日本列島で最も美しい季節の春が訪れている。
しかし、今年は、本来誰もが浮き立つような喜びを感じているはずのこの季節が、むしろ暗雲に包まれ全ての国民が不安におののいている。
言うまでもなく中国に始まった新型コロナウイルスによる感染は、今やわが国のみならず世界全体に広がり、人類の危機とも言える状況を強めてきていることが原因だ。

わが国では、今年1月に中国人観光客を乗せたバスの運転手やバスガイド等に初めて感染が見られ、さらに、感染者が出現した豪華客船を人道的な見地から横浜港に入港させたことによって国内へと広がる契機となった。
4月も半ばを迎えた今、感染爆発の前夜とも言われており、医療崩壊の危機が取り出されてもいる。

そんな中で千葉県内では、恐れていた障害者施設でのクラスターと呼ばれる集団感染が3月末に起きてしまった。
障害者福祉施設「北総育成園」(東庄町)では、利用者や職員等95名の新型コロナウイルスの感染が発生した。
この中には、関係の茨城県神栖町の施設の利用者も一部含まれている。

北総育成円は、船橋氏が管理を委託する社会福祉法人「さざんか会」(同市)が運営する知的障害者入所施設で、年齢的には平均60歳程の利用者が70名ほどいる。
利用者の多くは重度の知的障害者で、日中は、野菜や花の栽培、木工作り等の作業をしているという。

現在、感染した障害者の多くは、施設内で行動エリアを分けるなどして感染をくい止める対策が取られているとのことだが、支援に当たる人たちの心身の過酷さが思いやられる。
平時でも障害者の支援は難しいが、感染という特殊な状況下では、通常の支援に加えて感染症という疾患の特質をふまえて支援しなければならない。

一般に障害者の支援は、支援者が障害者と接して支援することが少なくないため、新型コロナウイルス感染防止の観点から言われている人と人との間隔を2㍍以上に保つことが困難で、そのことだけでも今回の感染者支援の難しさが察せられる。

私は視覚障害者である。
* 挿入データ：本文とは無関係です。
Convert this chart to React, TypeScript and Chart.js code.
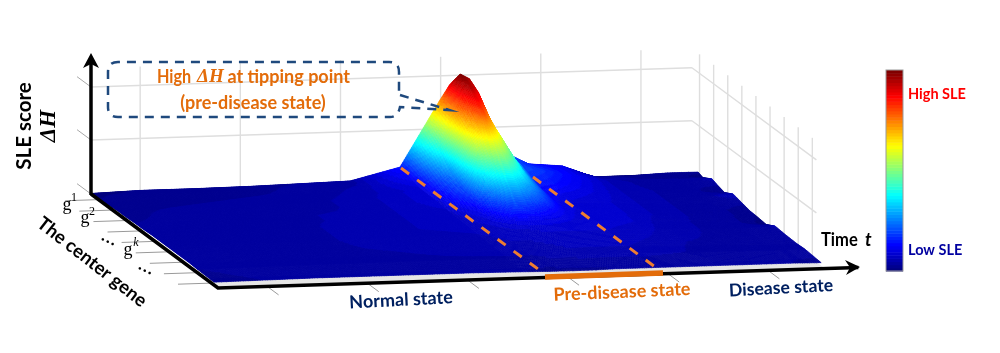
import React, { useEffect, useRef } from "react";
import { Chart, registerables } from "chart.js";

Chart.register(...registerables);

// time positions along the time axis (0..1) and gene positions along the gene axis (0..1)
const timePoints = [0, .08, .17, .26, .34, .427, .509, .55, .575, .59, .6, .615, .63, .66, .69, .72, .776, .827, .89, .95, 1];
const genePoints = [0, .04, .11, .16, .21, .276, .35, .41, .47, .54, .606, .69, .78, .84, .97];

// SLE score per centre gene, one value per time point
const gene01 = [0.5, 2, 2, 2.5, 3.5, 4.7, 17, 58, 83, 97, 102, 100, 96, 56, 26, 16, 13, 1, 1, 2.5, 2.5];
const gene02 = [1.5, 2.5, 2.5, 3, 4, 5, 15, 54, 86, 106, 112, 107, 79, 48, 23, 18, 13, 4, 3, 3, 0.5];
const gene03 = [2, 3, 3, 3.5, 4, 6, 12, 46, 84, 100, 108, 100, 76, 43, 22, 20, 13, 7, 4, 4, 6];
const gene04 = [2.5, 3, 3.5, 4, 4.5, 6.5, 10, 38, 78, 92, 100, 90, 69, 40, 20, 18, 12, 7, 4.5, 4, 3.5];
const gene05 = [3, 3.5, 4, 4, 5, 7, 10, 30, 72, 84, 92, 80, 66, 36, 17, 16, 11, 7, 5, 4, 1.5];
const gene06 = [3, 4, 4, 4.5, 5, 7, 10, 24, 62, 68, 70, 66, 55, 32, 14, 12, 10, 7, 5, 4.5, 6.5];
const gene07 = [3.5, 4, 4.5, 5, 5.5, 7, 9, 20, 42, 49, 52, 50, 44, 27, 13, 10, 9, 7, 5, 4.5, 4];
const gene08 = [3.5, 4, 4.5, 5, 5.5, 7, 8, 14, 28, 33, 36, 35, 31, 22, 12, 10, 9, 7, 5, 4, 2];
const gene09 = [4, 4, 4.5, 5, 6, 7, 8, 11, 18, 21, 22, 21, 19, 15, 11, 9, 9, 7, 5, 4, 1.5];
const gene10 = [4, 4, 5, 5, 6, 7, 7.5, 9, 11, 12, 12, 12, 12, 11, 10, 10, 9, 6, 5, 4, 0.5];
const gene11 = [4, 4.5, 5, 5, 6, 6.5, 7, 7.5, 8, 8, 8.5, 9, 9, 9, 9, 9, 8, 6, 5, 4.5, 5.5];
const gene12 = [4, 4.5, 4.5, 5, 5.5, 6, 6.5, 7, 7, 7.2, 7.5, 7.8, 8, 8, 8, 8, 7, 5.5, 5, 4.5, 4.5];
const gene13 = [4, 4, 4.5, 5, 5, 5.5, 6, 6, 6, 6.2, 6.5, 6.8, 7, 7, 7, 7, 6, 5, 5, 4, 4];
const gene14 = [3.5, 4, 4.5, 4.5, 5, 5, 5, 5, 5.5, 5.5, 5.5, 5.8, 6, 6, 6, 6, 5.5, 5, 4.5, 4, 4.5];
const gene15 = [3, 3.5, 4, 4, 4, 4, 3.5, 3, 3, 3, 3, 3, 3, 3.5, 3.5, 3.5, 3.5, 3.5, 3.5, 3.5, 3];
const geneSeries = [gene01, gene02, gene03, gene04, gene05, gene06, gene07, gene08, gene09, gene10, gene11, gene12, gene13, gene14, gene15];

const scoreGrid = [54, 107];
const scoreTop = 126;
const scoreMax = 112;
const timeTicks = [.081, .246, .411, .576, .741, .906];
const geneTicks = [.06, .171, .282, .393, .504, .615, .726, .837, .948];

// oblique projection of (time, gene, score) into the chart's value space
const project = (t: number, g: number, z: number) => ({
  x: 91 + 607 * t + 127 * g,
  y: 194 - 19.5 * t + 94 * g - z,
});

const jet = (v: number) => {
  const q = Math.min(63, Math.max(0, Math.floor(v * 64))) / 63;
  const c = (o: number) => Math.round(255 * Math.min(1, Math.max(0, 1.5 - Math.abs(4 * q - o))));
  return `rgb(${c(3)},${c(2)},${c(1)})`;
};

const ORANGE = "#E36C0A";
const NAVY = "#1F497D";

const surfacePlugin = {
  id: "surface3d",
  beforeDatasetsDraw(chart: any) {
    const { ctx, scales } = chart;
    const px = (p: { x: number; y: number }) => ({ x: scales.x.getPixelForValue(p.x), y: scales.y.getPixelForValue(p.y) });
    const seg = (a: any, b: any, color: string, w: number) => {
      const A = px(a), B = px(b);
      ctx.strokeStyle = color; ctx.lineWidth = w; ctx.setLineDash([]);
      ctx.beginPath(); ctx.moveTo(A.x, A.y); ctx.lineTo(B.x, B.y); ctx.stroke();
    };
    ctx.save();
    const WALL = "#dedede";
    // back and side walls
    timeTicks.forEach((t) => seg(project(t, 0, 0), project(t, 0, scoreTop), WALL, 1.4));
    geneTicks.forEach((g) => seg(project(.99, g, 0), project(.99, g, scoreTop), WALL, 1.4));
    scoreGrid.forEach((z) => {
      seg(project(0, 0, z), project(.99, 0, z), WALL, 1.4);
      seg(project(.99, 0, z), project(.99, .98, z), WALL, 1.4);
      seg(project(0, -.11, z), project(0, 0, z), "#a8a8a8", 1);
    });
    seg(project(0, -.11, 0), project(0, 0, 0), "#a8a8a8", 1);
    // floor strip
    const f = [project(0, .9, 0), project(1, .9, 0), project(1, .995, 0), project(0, .995, 0)].map(px);
    ctx.fillStyle = "#e6e6e6";
    ctx.beginPath(); f.forEach((p, i) => (i ? ctx.lineTo(p.x, p.y) : ctx.moveTo(p.x, p.y))); ctx.closePath(); ctx.fill();

    // surface, painted from the far corner to the near one
    const metas = geneSeries.map((_, i) => chart.getDatasetMeta(i).data);
    for (let r = 0; r < genePoints.length - 1; r++) {
      for (let c = timePoints.length - 2; c >= 0; c--) {
        const P = [metas[r][c], metas[r][c + 1], metas[r + 1][c + 1], metas[r + 1][c]];
        const Z = [geneSeries[r][c], geneSeries[r][c + 1], geneSeries[r + 1][c + 1], geneSeries[r + 1][c]];
        const ext = Math.max(Math.abs(P[0].x - P[1].x), Math.abs(P[0].y - P[3].y), Math.abs(P[0].y - P[1].y), Math.abs(P[1].y - P[2].y));
        const n = Math.max(2, Math.min(24, Math.ceil(ext / 2.5)));
        const bl = (u: number, v: number) => {
          const w = [(1 - u) * (1 - v), u * (1 - v), u * v, (1 - u) * v];
          return {
            x: w[0] * P[0].x + w[1] * P[1].x + w[2] * P[2].x + w[3] * P[3].x,
            y: w[0] * P[0].y + w[1] * P[1].y + w[2] * P[2].y + w[3] * P[3].y,
            z: w[0] * Z[0] + w[1] * Z[1] + w[2] * Z[2] + w[3] * Z[3],
          };
        };
        for (let j = 0; j < n; j++) {
          for (let i = n - 1; i >= 0; i--) {
            const a = bl(i / n, j / n), b = bl((i + 1) / n, j / n), d = bl((i + 1) / n, (j + 1) / n), e = bl(i / n, (j + 1) / n);
            const col = jet(((a.z + b.z + d.z + e.z) / 4) / scoreMax);
            ctx.fillStyle = col; ctx.strokeStyle = col; ctx.lineWidth = 0.6;
            ctx.beginPath(); ctx.moveTo(a.x, a.y); ctx.lineTo(b.x, b.y); ctx.lineTo(d.x, d.y); ctx.lineTo(e.x, e.y); ctx.closePath();
            ctx.fill(); ctx.stroke();
          }
        }
      }
    }
    ctx.restore();
  },
  afterDatasetsDraw(chart: any) {
    const { ctx, scales } = chart;
    const X = (v: number) => scales.x.getPixelForValue(v);
    const Y = (v: number) => scales.y.getPixelForValue(v);
    const line = (pts: any[], color: string, w: number, dash: number[] = [], cap: CanvasLineCap = "butt") => {
      ctx.strokeStyle = color; ctx.lineWidth = w; ctx.setLineDash(dash); ctx.lineCap = cap; ctx.lineJoin = "miter";
      ctx.beginPath(); pts.forEach((p, i) => (i ? ctx.lineTo(X(p.x), Y(p.y)) : ctx.moveTo(X(p.x), Y(p.y)))); ctx.stroke();
      ctx.setLineDash([]); ctx.lineCap = "butt";
    };
    const text = (s: string, x: number, y: number, font: string, color: string, rot = 0, align: CanvasTextAlign = "center", sx = 1) => {
      ctx.save(); ctx.translate(X(x), Y(y)); ctx.rotate((rot * Math.PI) / 180); ctx.scale(sx, 1);
      ctx.font = font; ctx.fillStyle = color; ctx.textAlign = align; ctx.textBaseline = "middle";
      ctx.fillText(s, 0, 0); ctx.restore();
    };
    const poly = (pts: number[][], color: string) => {
      ctx.fillStyle = color; ctx.beginPath();
      pts.forEach((p, i) => (i ? ctx.lineTo(X(p[0]), Y(p[1])) : ctx.moveTo(X(p[0]), Y(p[1]))));
      ctx.closePath(); ctx.fill();
    };
    ctx.save();
    const TICK = "#9a9a9a";
    geneTicks.forEach((g) => line([project(-.055, g, 0), project(0, g, 0)], TICK, 1));
    timeTicks.forEach((t) => line([project(t, 1, 0), project(t, 1.09, 0)], TICK, 1));

    // axes
    line([{ x: 91, y: 195 }, { x: 91, y: 62 }], "#000", 3.5);
    poly([[91, 53], [99, 68], [91, 64], [83, 68]], "#000");
    line([project(0, 0, 0), project(0, 1, 0), project(1.055, 1, 0)], "#000", 3.5);
    poly([[860, 267], [845, 260], [850, 267.5], [846, 275]], "#000");

    // pre-disease guides
    line([{ x: 401, y: 168 }, { x: 542, y: 272 }], "#ED7D31", 3, [10, 10]);
    line([{ x: 533, y: 177 }, { x: 662, y: 272 }], "#ED7D31", 3, [10, 10]);
    line([{ x: 545, y: 277 }, { x: 663, y: 273 }], ORANGE, 5.5);

    // callout
    ctx.strokeStyle = NAVY; ctx.lineWidth = 2.5; ctx.setLineDash([9, 7]);
    ctx.beginPath();
    ctx.moveTo(X(400), Y(95)); ctx.lineTo(X(449), Y(110)); ctx.lineTo(X(400), Y(107));
    ctx.quadraticCurveTo(X(398), Y(117), X(390), Y(117));
    ctx.lineTo(X(118), Y(117)); ctx.quadraticCurveTo(X(108), Y(117), X(108), Y(107));
    ctx.lineTo(X(108), Y(72)); ctx.quadraticCurveTo(X(108), Y(62), X(118), Y(62));
    ctx.lineTo(X(389), Y(62)); ctx.quadraticCurveTo(X(399), Y(62), X(399), Y(72));
    ctx.lineTo(X(399), Y(95));
    ctx.stroke(); ctx.setLineDash([]);

    const B18 = "bold 18px Lato";
    text("High", 157, 77, B18, ORANGE, 0, "left", .9);
    text("\u0394H", 197, 77, "italic bold 19px 'Liberation Serif'", ORANGE, 0, "left");
    text("at tipping point", 350, 77, B18, ORANGE, 0, "right");
    text("(pre-disease state)", 253, 103, B18, ORANGE);

    // axis titles
    text("SLE score", 24, 126, "bold 20.5px Lato", "#000", -90);
    text("\u0394H", 49, 126, "italic bold 23px 'Liberation Serif'", "#000", -90);
    text("The center gene", 92, 262, "bold 18.6px Lato", "#000", 38);
    text("Normal state", 401, 300, "bold 18px Lato", "#002060", -3);
    text("Pre-disease state", 622, 292, "bold 18px Lato", ORANGE, -2.5);
    text("Disease state", 781, 288, "bold 17.6px Lato", "#002060", -3);
    text("Time", 821, 240, "bold 18px Lato", "#000", 0, "left", .92);
    text("t", 865, 240, "italic bold 18px Lato", "#000", 0, "left");

    // gene labels
    const G = "18px 'Liberation Serif'", S = "12px 'Liberation Serif'";
    text("g", 67, 205, G, "#000"); text("1", 74, 198, S, "#000");
    text("g", 85, 218, G, "#000"); text("2", 92, 212, S, "#000");
    text("\u2026", 109, 239, "bold 16px 'Liberation Serif'", "#000", 25);
    text("g", 128, 250, G, "#000"); text("k", 136, 243, "italic 12px 'Liberation Serif'", "#000");
    text("\u2026", 146, 268, "bold 16px 'Liberation Serif'", "#000", 25);

    // colour bar
    const bx = 886, bw = 17, top = 70, bot = 271;
    for (let i = 0; i < 64; i++) {
      const y0 = bot - ((i + 1) * (bot - top)) / 64, y1 = bot - (i * (bot - top)) / 64;
      ctx.fillStyle = jet((i + .5) / 64);
      ctx.fillRect(X(bx), Y(y0), bw, Y(y1) - Y(y0) + .5);
    }
    ctx.strokeStyle = "#9a9a9a"; ctx.lineWidth = 1; ctx.strokeRect(X(bx), Y(top), bw, bot - top);
    text("High SLE", 908, 94, "bold 14.5px Lato", "#FF0000", 0, "left");
    text("Low SLE", 908, 250, "bold 14.5px Lato", "#0000A0", 0, "left");
    ctx.restore();
  },
};

export default function App() {
  const ref = useRef<HTMLCanvasElement>(null);
  useEffect(() => {
    const chart = new Chart(ref.current as HTMLCanvasElement, {
      type: "scatter",
      data: {
        datasets: geneSeries.map((series, r) => ({
          label: `gene ${r + 1}`,
          data: series.map((z, c) => project(timePoints[c], genePoints[r], z)),
          pointRadius: 0,
          showLine: false,
        })),
      },
      options: {
        animation: false,
        responsive: false,
        layout: { padding: 0 },
        plugins: { legend: { display: false }, tooltip: { enabled: false } },
        scales: {
          x: { type: "linear", min: 0, max: 1000, display: false },
          y: { type: "linear", min: 0, max: 353, reverse: true, display: false },
        },
      },
      plugins: [surfacePlugin],
    } as any);
    return () => chart.destroy();
  }, []);
  return (
    <div style={{ position: "absolute", left: 0, top: 0, width: 1000, height: 353, background: "#fff" }}>
      <canvas ref={ref} width={1000} height={353} style={{ display: "block" }} />
    </div>
  );
}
視覚障害者は、その障害の特質から視力の度合いによっては、触覚を駆使することによって生活している。
そのことは、どうしても物や人に触れる機会を多くする。すなわち、視覚障害者は、ウイルスを身体に呼び込む危険性をはらんでいる。
その意味でも、感染のリスクは健常者より高く、治療には困難を極めるはずだ。

簡単に収束しないであろう今回の新型コロナウイルス感染の事態が、早く終わることを心から願うとともに、同時に障害者の感染が、これ以上発生しない対策を官民一体となって進めてもらいたい。